Flexible work in the high-tech sector: does it really meet workers’ needs?

Flexible work arrangements are often regarded as a positive development. When employees can work from home or set their own hours, for instance, it appears to accommodate their needs. However, flexible work may also be associated with a lack of stability or security, which has been linked with poor health. To gain greater insight into this area, Dr. Ellen MacEachen, a scientist and sociologist at the Institute for Work & Health, conducted a study of flexible work in the high-tech sector. She and her colleagues interviewed managers and some employees at 30 software sales and service companies in southern Ontario.

One theme that emerged was that flexibility had, in a way, become a means to govern workers.
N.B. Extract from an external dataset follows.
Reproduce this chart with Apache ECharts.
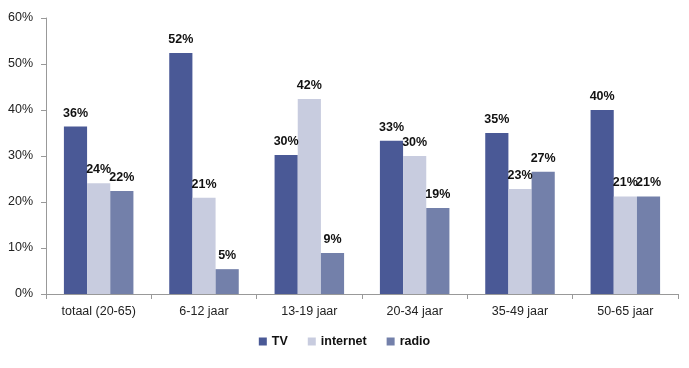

While managers believed that flexibility gave employees greater independence and reduced stress, it also catered largely to the needs of the firm. Workers were expected to be available to meet deadlines in a highly competitive environment, and the concept of overtime didn’t exist. As one manager put it, ...because we are financially driven we say as long as we hit targets, certain targets, then people can do almost what they want to get to those targets. Whether they work 14 hours a day or whether they work six the next day, however it works out to be, we are very flexible in that way.

What appears to be a long leash is actually a short leash, says MacEachen. In these companies, which all had fewer than 300 employees, the line between home and work was also blurred. While flexibility was believed to promote work-life balance, MacEachen says, What we were seeing was that work always came first, and family was made to fit into work.

The high-tech sector is not required to register with the Workplace Safety & Insurance Board (WSIB), Ontario’s workers’ compensation agency but can choose to do so. Many companies in the study opted not to have WSIB insurance, and it is unknown what the implications are. Because these employees were well-paid and accepted the long hours, one might question why these issues are relevant. But MacEachen points out, The work conditions they agree to set the tone for many other workers within related industries. This influence on the broader work culture, therefore, might extend to employees in less favourable circumstances – those who earn much less money, or those who can’t work 14-hour stretches, for example.

This type of study, which is called a qualitative study, is useful in investigating new and emerging areas of interest. This study, for instance, points to the fact that we don’t know the long-term health implications of intense working hours and job instability in such a competitive environment. MacEachen has presented her findings at several conferences, including the American Public Health Association’s Annual Meeting in Boston last November.